En tant que jeune structure avec une petite équipe, notre seule possibilité pour mettre à l’échelle notre impact est de collaborer avec d’autres structures et d' inciter la création de nouveaux partenariats entre des acteurs divers.

Les défis de la transformation digitale de l’agriculture et les opportunités d’emplois


Les deux panels ont permis de relever les défis et opportunités suivants:

Pertes de revenus dû au manque de capacité de transformation

Plusieurs participants sont revenus sur les pertes importantes de récolte dues au manque de capacité de transformation, par exemple les pertes colossales de la production d’oignons qui nous amène à importer pour plus de 35 milliards de FCFA par an.

Des entreprises comme BaySeddo et ProXalysutilisent le numérique pour rapprocher producteurs et consommateurs. Le numérique permet ainsi d' accompagner les chaines de valeur et aussi de renforcer la disponibilité des informations sur le marché.

Problématique du foncier

Dans certaines zones, les agriculteurs ont du mal à accéder au foncier et font face à beaucoup de litiges; d'où la nécessité d’effectuer une cartographie de ces terres arables, un travail entamé par l’état du Sénégal en collaboration avec des startups spécialisées du domaine. Comme l’a rappelé Assane Kane, Directeur du CGER Vallée, les communautés rurales disposent de beaucoup d’informations sur ces cartographies qui peuvent même aller jusqu’à définir pour chaque zone les types de récoltes qui peuvent y être menés.

Alors que les familles grandissent, les surfaces des champs restent les mêmes, ce qui amène un découragement des jeunes dans l’agriculture.

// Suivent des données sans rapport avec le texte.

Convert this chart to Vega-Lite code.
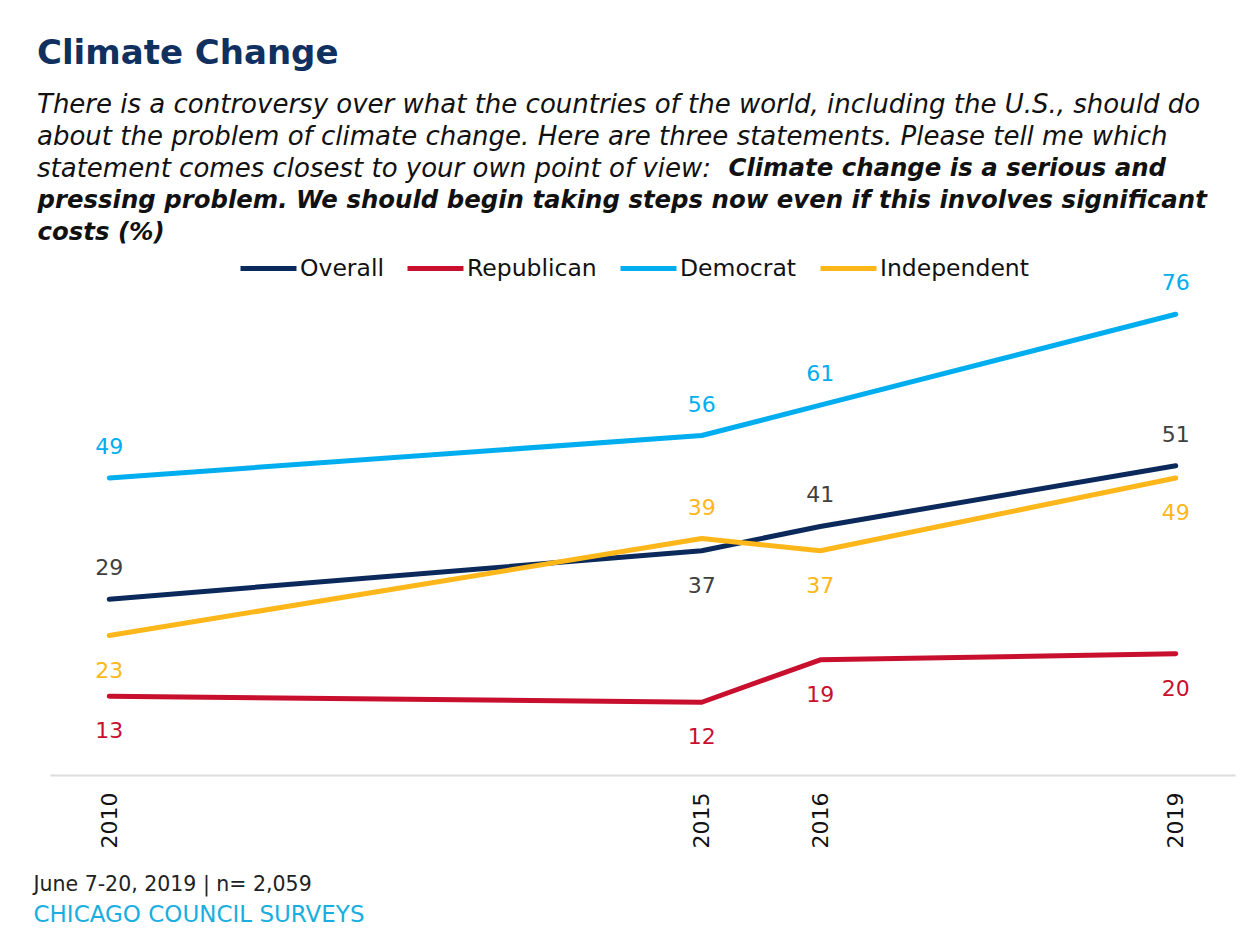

La non connexion du monde des chercheurs de celui des entreprises

Pr. Faroukh Niass a rappelé la nécessité de tester des solutions dans les conditions locales, et le rôle que l’université et les chercheurs peuvent jouer dans ce contexte. Cependant, il y a un manque de collaboration entre ces derniers et le monde des entreprises qui n’ont pas toujours la capacité de faire de la recherche de base.

Les chercheurs ne disposent pas de moyens importants pour pouvoir mener des recherches poussées sur des problématiques liées à l’agriculture. Le Docteur Meïssa Mbaye (Coordonnateur du Centre d'Excellence Africain en Mathématiques, Informatique et TIC - CEA-MITIC) a rappelé que le MIT disposait d’un budget de recherche de plus de 1,9 milliards de dollars financé à 80% par le gouvernement américain et selon lui, il faut sortir de cette idée reçue selon laquelle ce sont les entreprises qui financent les recherches. L’idée d’une plateforme d’échange pour rapprocher les chercheurs et les entreprises a été évoquée.

Une mauvaise gestion des ressources (eaux, engrais…)

Aujourd’hui l' agriculture Sénégalaise consomme des quantités importantes d'eau et d’engrais. Comme l’a rappelé le Professeur Faroukh Niass (Directeur de l'UFR des Sciences Agronomiques, de l'Aquaculture et des Technologies de l’UGB) les objets connectés - comme les capteurs d’humidité - permettent de n’utiliser que des quantités nécessaires pour avoir de bonnes récoltes; savoir à quel moment irriguer et mettre des engrais. Ceci permet également de prendre en compte les questions liées à la problématique de l’écologie. Néanmoins, ces solutions doivent être testées et adaptées au contexte local.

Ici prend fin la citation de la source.